» **WHAT TO WORK ON**:
Copy all lines below exactly as written. Leave pictures out.

***** SOURCE MATERIAL *****

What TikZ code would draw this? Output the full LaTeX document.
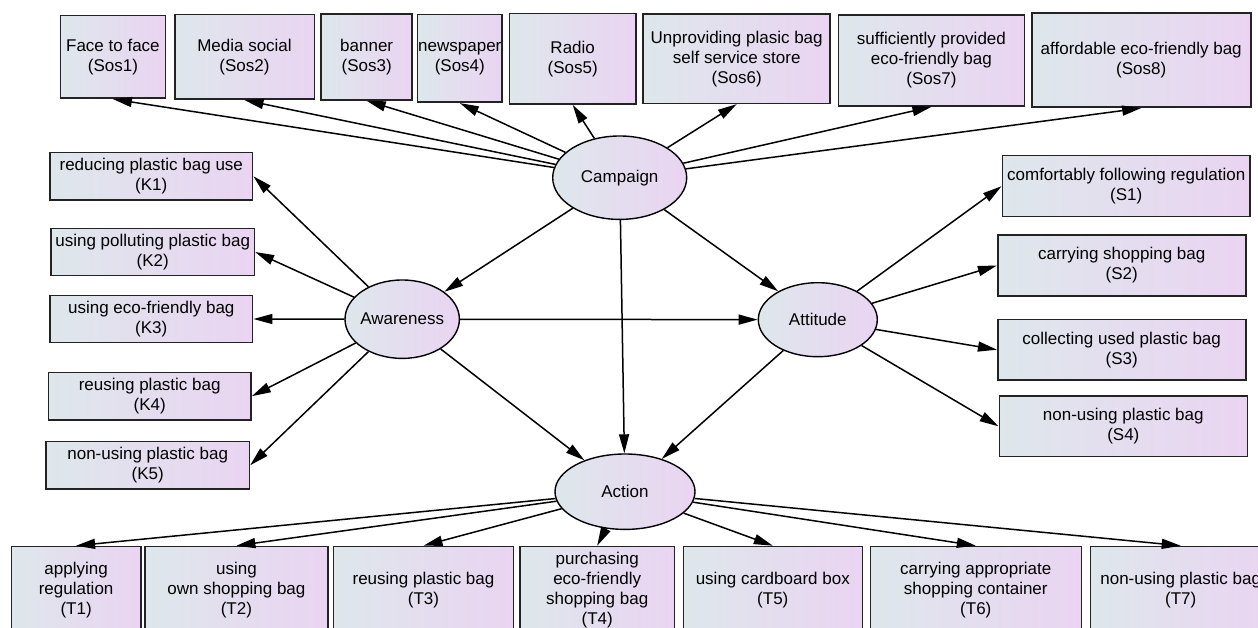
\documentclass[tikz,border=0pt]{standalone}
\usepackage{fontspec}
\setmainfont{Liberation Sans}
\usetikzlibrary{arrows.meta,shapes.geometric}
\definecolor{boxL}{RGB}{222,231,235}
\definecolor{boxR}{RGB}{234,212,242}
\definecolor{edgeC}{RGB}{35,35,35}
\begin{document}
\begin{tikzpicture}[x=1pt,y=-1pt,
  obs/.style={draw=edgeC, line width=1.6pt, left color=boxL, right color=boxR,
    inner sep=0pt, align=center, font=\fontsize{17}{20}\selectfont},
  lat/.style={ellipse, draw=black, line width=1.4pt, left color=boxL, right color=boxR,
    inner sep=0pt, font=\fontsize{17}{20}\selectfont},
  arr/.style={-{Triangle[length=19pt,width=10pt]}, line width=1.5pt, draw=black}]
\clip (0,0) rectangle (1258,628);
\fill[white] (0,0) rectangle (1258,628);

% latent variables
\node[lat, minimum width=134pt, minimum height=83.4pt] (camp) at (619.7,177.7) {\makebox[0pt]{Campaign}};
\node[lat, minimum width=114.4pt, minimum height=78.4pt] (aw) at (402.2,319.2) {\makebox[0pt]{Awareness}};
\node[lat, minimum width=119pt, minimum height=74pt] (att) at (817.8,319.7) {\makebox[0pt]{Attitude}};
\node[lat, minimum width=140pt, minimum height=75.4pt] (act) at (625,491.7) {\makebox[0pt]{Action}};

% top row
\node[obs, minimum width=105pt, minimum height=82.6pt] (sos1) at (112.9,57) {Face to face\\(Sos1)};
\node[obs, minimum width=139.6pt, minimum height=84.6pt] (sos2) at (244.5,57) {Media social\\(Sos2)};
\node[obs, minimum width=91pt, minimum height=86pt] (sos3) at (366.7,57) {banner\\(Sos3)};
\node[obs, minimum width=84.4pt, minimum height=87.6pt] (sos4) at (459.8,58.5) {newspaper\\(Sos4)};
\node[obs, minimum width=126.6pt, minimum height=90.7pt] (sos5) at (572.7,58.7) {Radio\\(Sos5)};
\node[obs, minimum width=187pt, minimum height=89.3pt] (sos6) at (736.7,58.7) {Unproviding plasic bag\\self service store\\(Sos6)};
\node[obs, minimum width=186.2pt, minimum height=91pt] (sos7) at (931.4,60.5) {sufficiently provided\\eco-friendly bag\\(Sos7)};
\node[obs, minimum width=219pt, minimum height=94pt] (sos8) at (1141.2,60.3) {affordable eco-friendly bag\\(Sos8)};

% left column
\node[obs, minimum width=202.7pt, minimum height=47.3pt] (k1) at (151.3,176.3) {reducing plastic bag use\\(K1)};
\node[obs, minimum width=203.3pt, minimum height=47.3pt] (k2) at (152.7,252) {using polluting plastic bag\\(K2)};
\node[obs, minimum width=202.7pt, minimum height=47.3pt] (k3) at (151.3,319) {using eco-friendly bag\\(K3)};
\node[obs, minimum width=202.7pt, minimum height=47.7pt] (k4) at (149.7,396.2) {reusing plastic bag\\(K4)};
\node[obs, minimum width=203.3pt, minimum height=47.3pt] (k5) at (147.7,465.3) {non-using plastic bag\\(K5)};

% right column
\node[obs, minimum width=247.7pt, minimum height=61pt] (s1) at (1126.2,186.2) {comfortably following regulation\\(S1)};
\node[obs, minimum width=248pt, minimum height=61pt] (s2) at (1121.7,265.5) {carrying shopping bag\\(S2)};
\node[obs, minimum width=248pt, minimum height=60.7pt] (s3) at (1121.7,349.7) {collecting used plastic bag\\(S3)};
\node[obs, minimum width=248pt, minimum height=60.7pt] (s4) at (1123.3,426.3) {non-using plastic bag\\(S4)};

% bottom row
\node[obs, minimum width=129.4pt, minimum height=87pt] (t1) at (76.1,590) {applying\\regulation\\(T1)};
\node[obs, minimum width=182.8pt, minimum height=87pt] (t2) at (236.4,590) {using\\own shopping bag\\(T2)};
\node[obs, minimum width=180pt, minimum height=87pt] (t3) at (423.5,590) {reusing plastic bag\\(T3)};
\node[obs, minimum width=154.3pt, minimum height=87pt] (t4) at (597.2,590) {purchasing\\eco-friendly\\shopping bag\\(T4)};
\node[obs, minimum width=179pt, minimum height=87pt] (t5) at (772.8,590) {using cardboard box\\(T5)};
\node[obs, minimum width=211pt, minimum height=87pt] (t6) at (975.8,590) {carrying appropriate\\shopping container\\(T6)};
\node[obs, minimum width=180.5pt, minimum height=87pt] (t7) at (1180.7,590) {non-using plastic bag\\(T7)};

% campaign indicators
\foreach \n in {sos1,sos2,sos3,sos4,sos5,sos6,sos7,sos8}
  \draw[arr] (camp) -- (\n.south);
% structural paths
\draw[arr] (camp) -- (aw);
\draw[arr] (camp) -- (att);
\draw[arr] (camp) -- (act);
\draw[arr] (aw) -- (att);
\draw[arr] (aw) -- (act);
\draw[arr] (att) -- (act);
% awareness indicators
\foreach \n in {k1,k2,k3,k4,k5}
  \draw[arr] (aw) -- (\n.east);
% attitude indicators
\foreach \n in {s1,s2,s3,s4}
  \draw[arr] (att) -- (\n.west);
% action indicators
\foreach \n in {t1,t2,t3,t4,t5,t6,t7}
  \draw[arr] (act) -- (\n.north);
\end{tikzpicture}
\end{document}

*****

» **OUTPUT FOR THIS TASK**:
What TikZ code would draw this? Output the full LaTeX document.
\documentclass[tikz,border=0pt]{standalone}
\usepackage{fontspec}
\setmainfont{Liberation Sans}
\usetikzlibrary{arrows.meta,shapes.geometric}
\definecolor{boxL}{RGB}{222,231,235}
\definecolor{boxR}{RGB}{234,212,242}
\definecolor{edgeC}{RGB}{35,35,35}
\begin{document}
\begin{tikzpicture}[x=1pt,y=-1pt,
  obs/.style={draw=edgeC, line width=1.6pt, left color=boxL, right color=boxR,
    inner sep=0pt, align=center, font=\fontsize{17}{20}\selectfont},
  lat/.style={ellipse, draw=black, line width=1.4pt, left color=boxL, right color=boxR,
    inner sep=0pt, font=\fontsize{17}{20}\selectfont},
  arr/.style={-{Triangle[length=19pt,width=10pt]}, line width=1.5pt, draw=black}]
\clip (0,0) rectangle (1258,628);
\fill[white] (0,0) rectangle (1258,628);

% latent variables
\node[lat, minimum width=134pt, minimum height=83.4pt] (camp) at (619.7,177.7) {\makebox[0pt]{Campaign}};
\node[lat, minimum width=114.4pt, minimum height=78.4pt] (aw) at (402.2,319.2) {\makebox[0pt]{Awareness}};
\node[lat, minimum width=119pt, minimum height=74pt] (att) at (817.8,319.7) {\makebox[0pt]{Attitude}};
\node[lat, minimum width=140pt, minimum height=75.4pt] (act) at (625,491.7) {\makebox[0pt]{Action}};

% top row
\node[obs, minimum width=105pt, minimum height=82.6pt] (sos1) at (112.9,57) {Face to face\\(Sos1)};
\node[obs, minimum width=139.6pt, minimum height=84.6pt] (sos2) at (244.5,57) {Media social\\(Sos2)};
\node[obs, minimum width=91pt, minimum height=86pt] (sos3) at (366.7,57) {banner\\(Sos3)};
\node[obs, minimum width=84.4pt, minimum height=87.6pt] (sos4) at (459.8,58.5) {newspaper\\(Sos4)};
\node[obs, minimum width=126.6pt, minimum height=90.7pt] (sos5) at (572.7,58.7) {Radio\\(Sos5)};
\node[obs, minimum width=187pt, minimum height=89.3pt] (sos6) at (736.7,58.7) {Unproviding plasic bag\\self service store\\(Sos6)};
\node[obs, minimum width=186.2pt, minimum height=91pt] (sos7) at (931.4,60.5) {sufficiently provided\\eco-friendly bag\\(Sos7)};
\node[obs, minimum width=219pt, minimum height=94pt] (sos8) at (1141.2,60.3) {affordable eco-friendly bag\\(Sos8)};

% left column
\node[obs, minimum width=202.7pt, minimum height=47.3pt] (k1) at (151.3,176.3) {reducing plastic bag use\\(K1)};
\node[obs, minimum width=203.3pt, minimum height=47.3pt] (k2) at (152.7,252) {using polluting plastic bag\\(K2)};
\node[obs, minimum width=202.7pt, minimum height=47.3pt] (k3) at (151.3,319) {using eco-friendly bag\\(K3)};
\node[obs, minimum width=202.7pt, minimum height=47.7pt] (k4) at (149.7,396.2) {reusing plastic bag\\(K4)};
\node[obs, minimum width=203.3pt, minimum height=47.3pt] (k5) at (147.7,465.3) {non-using plastic bag\\(K5)};

% right column
\node[obs, minimum width=247.7pt, minimum height=61pt] (s1) at (1126.2,186.2) {comfortably following regulation\\(S1)};
\node[obs, minimum width=248pt, minimum height=61pt] (s2) at (1121.7,265.5) {carrying shopping bag\\(S2)};
\node[obs, minimum width=248pt, minimum height=60.7pt] (s3) at (1121.7,349.7) {collecting used plastic bag\\(S3)};
\node[obs, minimum width=248pt, minimum height=60.7pt] (s4) at (1123.3,426.3) {non-using plastic bag\\(S4)};

% bottom row
\node[obs, minimum width=129.4pt, minimum height=87pt] (t1) at (76.1,590) {applying\\regulation\\(T1)};
\node[obs, minimum width=182.8pt, minimum height=87pt] (t2) at (236.4,590) {using\\own shopping bag\\(T2)};
\node[obs, minimum width=180pt, minimum height=87pt] (t3) at (423.5,590) {reusing plastic bag\\(T3)};
\node[obs, minimum width=154.3pt, minimum height=87pt] (t4) at (597.2,590) {purchasing\\eco-friendly\\shopping bag\\(T4)};
\node[obs, minimum width=179pt, minimum height=87pt] (t5) at (772.8,590) {using cardboard box\\(T5)};
\node[obs, minimum width=211pt, minimum height=87pt] (t6) at (975.8,590) {carrying appropriate\\shopping container\\(T6)};
\node[obs, minimum width=180.5pt, minimum height=87pt] (t7) at (1180.7,590) {non-using plastic bag\\(T7)};

% campaign indicators
\foreach \n in {sos1,sos2,sos3,sos4,sos5,sos6,sos7,sos8}
  \draw[arr] (camp) -- (\n.south);
% structural paths
\draw[arr] (camp) -- (aw);
\draw[arr] (camp) -- (att);
\draw[arr] (camp) -- (act);
\draw[arr] (aw) -- (att);
\draw[arr] (aw) -- (act);
\draw[arr] (att) -- (act);
% awareness indicators
\foreach \n in {k1,k2,k3,k4,k5}
  \draw[arr] (aw) -- (\n.east);
% attitude indicators
\foreach \n in {s1,s2,s3,s4}
  \draw[arr] (att) -- (\n.west);
% action indicators
\foreach \n in {t1,t2,t3,t4,t5,t6,t7}
  \draw[arr] (act) -- (\n.north);
\end{tikzpicture}
\end{document}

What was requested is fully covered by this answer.